I found this song in a folder of notes from a Summer School on Commutative Algebra that I attended in Barcelona in the summer of 1996. I have no idea who originally wrote it, so I’m posting it here as a bit of folklore. The top of the page reads, “To the tune of ‘The Birth of the Blues’”. The modification in the sixth verse is made in my handwriting.
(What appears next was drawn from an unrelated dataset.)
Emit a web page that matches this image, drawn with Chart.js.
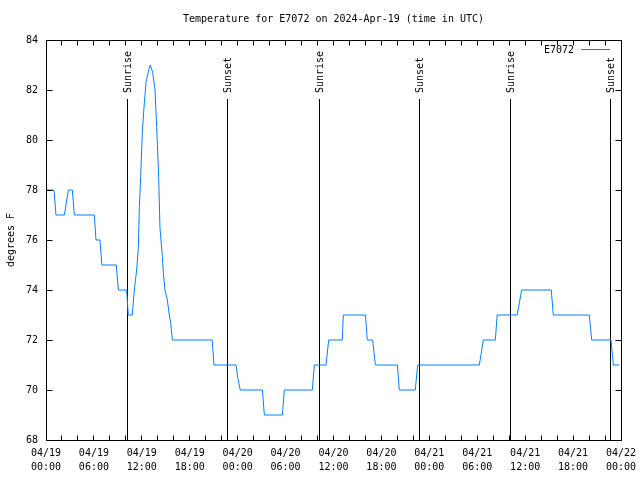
<!DOCTYPE html>
<html>
<head>
<meta charset="utf-8">
<script src="https://cdn.jsdelivr.net/npm/chart.js@4/dist/chart.umd.min.js"></script>
<style>
html,body{margin:0;padding:0;background:#fff;}
canvas{display:block;}
</style>
</head>
<body>
<canvas id="c" width="640" height="480"></canvas>
<script>
// Hours since 2024-04-19 00:00 UTC
const times = [0,1.0,1.25,2.3,2.8,3.3,3.55,6.05,6.26,6.76,7.0,8.8,9.06,10.1,10.3,10.8,11.06,
  11.35,11.56,11.69,11.85,12.06,12.27,12.52,12.86,13.06,13.36,13.65,13.86,14.11,14.27,14.53,14.69,14.9,15.19,15.44,15.61,15.82,
  20.8,21.04,23.8,24.0,24.33,27.1,27.34,29.6,29.84,33.35,33.6,35.06,35.4,37.1,37.23,40.0,40.23,40.9,41.24,44.0,44.24,46.24,46.54,
  54.26,54.76,56.26,56.5,59.0,59.56,63.27,63.52,68.03,68.33,70.75,71.04,71.8];
const temps = [78,78,77,77,78,78,77,77,76,76,75,75,74,74,73,73,74,
  74.8,75.7,77.3,78.5,80.3,81.3,82.3,82.8,83.0,82.7,82.0,80.5,78.5,76.5,75.5,74.7,74,73.6,73,72.7,72,
  72,71,71,70.5,70,70,69,69,70,70,71,71,72,72,73,73,72,72,71,71,70,70,71,
  71,72,72,73,73,74,74,73,73,72,72,71,71];
const sunTimes = [10.18,22.7,34.19,46.75,58.1,70.67];
const sunLabels = ["Sunrise","Sunset","Sunrise","Sunset","Sunrise","Sunset"];
const xTickDates = ["04/19","04/19","04/19","04/19","04/20","04/20","04/20","04/20","04/21","04/21","04/21","04/21","04/22"];
const xTickTimes = ["00:00","06:00","12:00","18:00","00:00","06:00","12:00","18:00","00:00","06:00","12:00","18:00","00:00"];
const seriesName = "E7072";
const chartTitle = "Temperature for E7072 on 2024-Apr-19 (time in UTC)";
const yTitle = "degrees F";

const FONT = "'DejaVu Sans Mono', 'Liberation Mono', monospace";
const LINE = 'rgb(0,128,255)';

const deco = {
  id: 'deco',
  beforeDatasetsDraw(chart) {
    const ctx = chart.ctx, a = chart.chartArea, xs = chart.scales.x;
    ctx.save();
    ctx.strokeStyle = '#000';
    ctx.lineWidth = 1;
    ctx.fillStyle = '#000';
    ctx.font = '10px ' + FONT;
    sunTimes.forEach((t, i) => {
      const x = Math.round(xs.getPixelForValue(t)) + 0.5;
      ctx.beginPath();
      ctx.moveTo(x, 99);
      ctx.lineTo(x, a.bottom);
      ctx.stroke();
      ctx.save();
      ctx.translate(x + 1, 93);
      ctx.rotate(-Math.PI / 2);
      ctx.textAlign = 'left';
      ctx.textBaseline = 'middle';
      ctx.fillText(sunLabels[i], 0, 0);
      ctx.restore();
    });
    ctx.restore();
  },
  afterDatasetsDraw(chart) {
    const ctx = chart.ctx, a = chart.chartArea, xs = chart.scales.x, ys = chart.scales.y;
    ctx.save();
    ctx.strokeStyle = '#000';
    ctx.lineWidth = 1;
    const L = Math.floor(a.left) + 0.5, R = Math.floor(a.right) + 0.5;
    const T = Math.floor(a.top) + 0.5, B = Math.floor(a.bottom) + 0.5;
    ctx.beginPath();
    ctx.rect(L, T, R - L, B - T);
    ctx.stroke();
    ctx.beginPath();
    for (let v = 68; v <= 84; v += 2) {
      const y = Math.floor(ys.getPixelForValue(v)) + 0.5;
      ctx.moveTo(L, y); ctx.lineTo(L + 6, y);
      ctx.moveTo(R, y); ctx.lineTo(R - 6, y);
    }
    for (let h = 0; h <= 72; h += 2) {
      const x = Math.floor(xs.getPixelForValue(h)) + 0.5;
      ctx.moveTo(x, B); ctx.lineTo(x, B - 5);
      ctx.moveTo(x, T); ctx.lineTo(x, T + 5);
    }
    ctx.stroke();
    ctx.fillStyle = '#000';
    ctx.font = '10px ' + FONT;
    ctx.textAlign = 'center';
    ctx.textBaseline = 'middle';
    ctx.fillText(chartTitle, (a.left + a.right) / 2, 19.5);
    ctx.textAlign = 'right';
    ctx.fillText(seriesName, 574, 50);
    ctx.strokeStyle = LINE;
    ctx.beginPath();
    ctx.moveTo(581, 49.5); ctx.lineTo(610, 49.5);
    ctx.stroke();
    ctx.restore();
  }
};

new Chart(document.getElementById('c'), {
  type: 'scatter',
  data: {
    datasets: [{
      label: seriesName,
      data: times.map((t, i) => ({ x: t, y: temps[i] })),
      showLine: true,
      borderColor: LINE,
      borderWidth: 1,
      pointRadius: 0,
      tension: 0,
      fill: false
    }]
  },
  options: {
    responsive: false,
    animation: false,
    devicePixelRatio: 1,
    layout: { padding: { top: 40, right: 19, left: 0, bottom: 0 } },
    plugins: { legend: { display: false }, title: { display: false }, tooltip: { enabled: false } },
    scales: {
      x: {
        type: 'linear', min: 0, max: 72,
        grid: { display: false, drawTicks: false },
        border: { display: false },
        afterFit(s) { s.height = 40; s.paddingLeft = 0; s.paddingRight = 0; },
        afterBuildTicks(s) { s.ticks = xTickDates.map((d, i) => ({ value: i * 6 })); },
        ticks: {
          autoSkip: false, maxRotation: 0, minRotation: 0, padding: 6,
          color: '#000',
          font: { family: FONT, size: 10, lineHeight: 1.4 },
          callback: (v) => { const i = Math.round(v / 6); return [xTickDates[i], xTickTimes[i]]; }
        }
      },
      y: {
        min: 68, max: 84,
        grid: { display: false, drawTicks: false },
        border: { display: false },
        afterFit(s) { s.width = 46; s.paddingTop = 0; s.paddingBottom = 0; },
        ticks: { stepSize: 2, padding: 8, color: '#000', font: { family: FONT, size: 10 } },
        title: { display: true, text: yTitle, color: '#000', padding: { top: 5, bottom: 0 }, font: { family: FONT, size: 10 } }
      }
    }
  },
  plugins: [deco]
});
</script>
</body>
</html>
update: Mark Green wrote the song. See below.

The complex of Koszul,
the dimension of Krull,
Homological tools,
Littlewood-Richardson rules,
You know it…
That’s what algebraists should know,
They should know.

It’s not good for your brains
To learn too much about chains,
Cohen-Macaulay domains,
Axioms of Eilenberg and Mac Lane’s,
You know it…

A resolution that’s free,
A Hilbert syzygy,
The arithmetic degrees,
Lemma of Artin-Rees,
You know it…

Give up candies and fats,
Learn the Nullstellensatz,
Complete rings using hats,
Find which modules are flat,
You know it…

Noether’s AF+BG,
m-regularity,
Sheaf cohomology,
Characteristic p,
You know it…

It would save on frustration,
It wouldn’t end civilization
If every civilized nation
Banned Noether normalization,
You know it… Yeah Wolmer!

An example that’s new,
The theorem of Bezout,
Resolutions of Lascoux,
Serre’s condition S2,
You know it…

The very best sex
Can’t compete with rlex,
A Taylor series ex,
Or the complex of Cech’s,
You know it…

A closure that’s tight,
An adjoint that’s right,
An ideal and its height,
A resolution that’s not finite,
You know it…

Since the world was first made,
They’ve had depth, dimension and grades,
Groups arising from braids,
Computational aids,
You know it…

There is so much to learn
That out you can burn
If you do not discern
The point of no return,
You know it…

To get out of this fix
Alg and geom you should mix,
Find your own bag of tricks,
Until something sticks,
You know it…

So the next time we meet
I will think it quite neat
TO sit at your feet
While you give the lectures and take the heat,
You know it….


Provenance

Dave Jorgensen told me that he thought Mark Green had written the song. I wrote to Mark, and he confirmed. One minor mystery solved!